This talk examines why hallucinations arise and surveys key detection strategies, including human evaluation, LLM-as-judge methods, uncertainty measures, and factuality scoring.
Large language models (LLMs) enable fluent, engaging dialogue but often produce false or misleading content, commonly called “hallucination.” This talk examines why hallucinations arise and surveys key detection strategies, including human evaluation, LLM-as-judge methods, uncertainty measures, and factuality scoring. I introduce VISTA Score, a new approach for verifying claims across multi-turn conversations, and show how it improves accuracy in retrieval-augmented settings.

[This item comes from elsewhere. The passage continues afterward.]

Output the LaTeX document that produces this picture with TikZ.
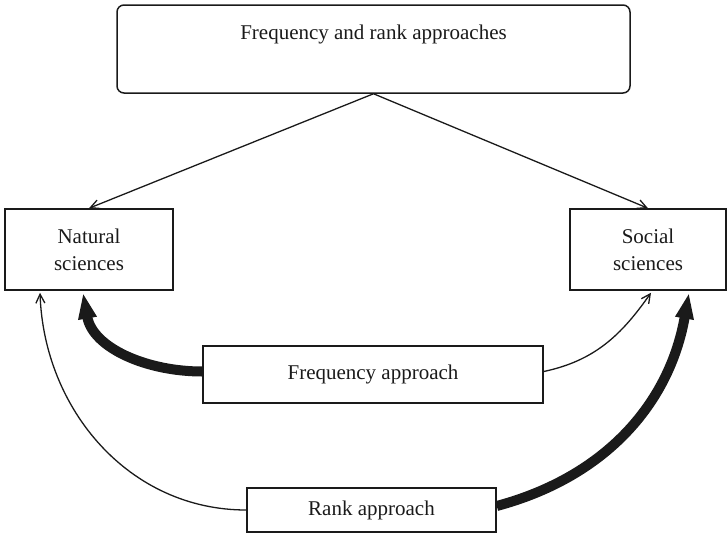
\documentclass[tikz,border=0pt]{standalone}
\usepackage{fontspec}
\setmainfont{Liberation Serif}
\usetikzlibrary{arrows.meta}
\definecolor{diagink}{HTML}{1A1A1A}

\begin{document}
\begin{tikzpicture}[x=1pt, y=1pt,
                    every node/.style={diagink, font=\fontsize{21}{27}\selectfont},
                    fieldbox/.style={draw=diagink, line width=1.5pt, align=center, inner sep=0pt},
                    thinarrow/.style={draw=diagink, line width=1.3pt, -{Straight Barb[length=9pt,width=9pt]}},
                    thickarrow/.style={draw=diagink, line width=10pt, -{Triangle[length=26pt,width=17pt]}}]

  %% page frame
  \useasboundingbox (0,0) rectangle (728,-536);

  %% the general box on top
  \node[fieldbox, rounded corners=7pt, minimum width=513pt,
        text height=34pt, text depth=54pt] (both) at (373.5,-49) {Frequency and rank approaches};

  %% the two fields
  \node[fieldbox, minimum width=168pt, minimum height=81pt] (natural) at (89,-249.5) {Natural\\sciences};
  \node[fieldbox, minimum width=156pt, minimum height=81pt] (social)  at (648,-249.5) {Social\\sciences};

  %% the two approaches
  \node[fieldbox, minimum width=340pt, minimum height=57pt] (freq) at (373,-374.5) {Frequency approach};
  \node[fieldbox, minimum width=249pt, minimum height=44pt] (rank) at (371.5,-510) {Rank approach};

  %% top box to both fields
  \draw[thinarrow] (both.south) -- (natural.north);
  \draw[thinarrow] (both.south) -- (social.north);

  %% frequency approach
  \draw[thickarrow] ([yshift=3pt]freq.west) to[out=180, in=-80] ([xshift=-6pt, yshift=-2pt]natural.south);
  \draw[thinarrow]  ([yshift=3pt]freq.east) to[out=12, in=-125] ([xshift=3pt, yshift=-2pt]social.south);

  %% rank approach
  \draw[thinarrow]  (rank.west) to[out=180, in=-88] ([xshift=-49pt, yshift=-2pt]natural.south);
  \draw[thickarrow] ([yshift=4pt]rank.east) to[out=15, in=-100] ([xshift=41pt, yshift=-2pt]social.south);

\end{tikzpicture}
\end{document}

On the mitigation side, I discuss retrieval-based methods, prompt design, verification pipelines, and model finetuning with both human and synthetic data. Results demonstrate that small, carefully finetuned models can substantially reduce hallucination rates, rivaling larger systems. Together, these insights highlight practical pathways toward building more trustworthy and transparent AI dialogue systems.

My research focuses on mitigating hallucinations in interactive dialogue systems through efficient, data-driven methods. I specialize in developing scalable solutions that improve the factual accuracy and reliability of dialogue agents, particularly in real-time, resource-constrained applications such as virtual assistants, educational tools, and knowledge-based question answering (KBQA) systems. A central theme of my work is exploring the use of smaller, domain-specific models—trained via techniques like knowledge distillation and self-training—as viable, cost-effective alternatives to large, generalist LLMs.
My work also emphasizes the value of synthetic data, showing that high-quality LLM-generated data can match or exceed the effectiveness of human annotations in hallucination reduction. Complementing these modeling efforts, I am developing more robust evaluation frameworks to better assess and detect hallucinations in dialogue settings, proposing dynamic, context-aware metrics that go beyond the limitations of existing tools like FactScore.
Overall, my goal is to improve the reliability, accessibility, and usability of interactive AI systems while promoting efficient and responsible development practices.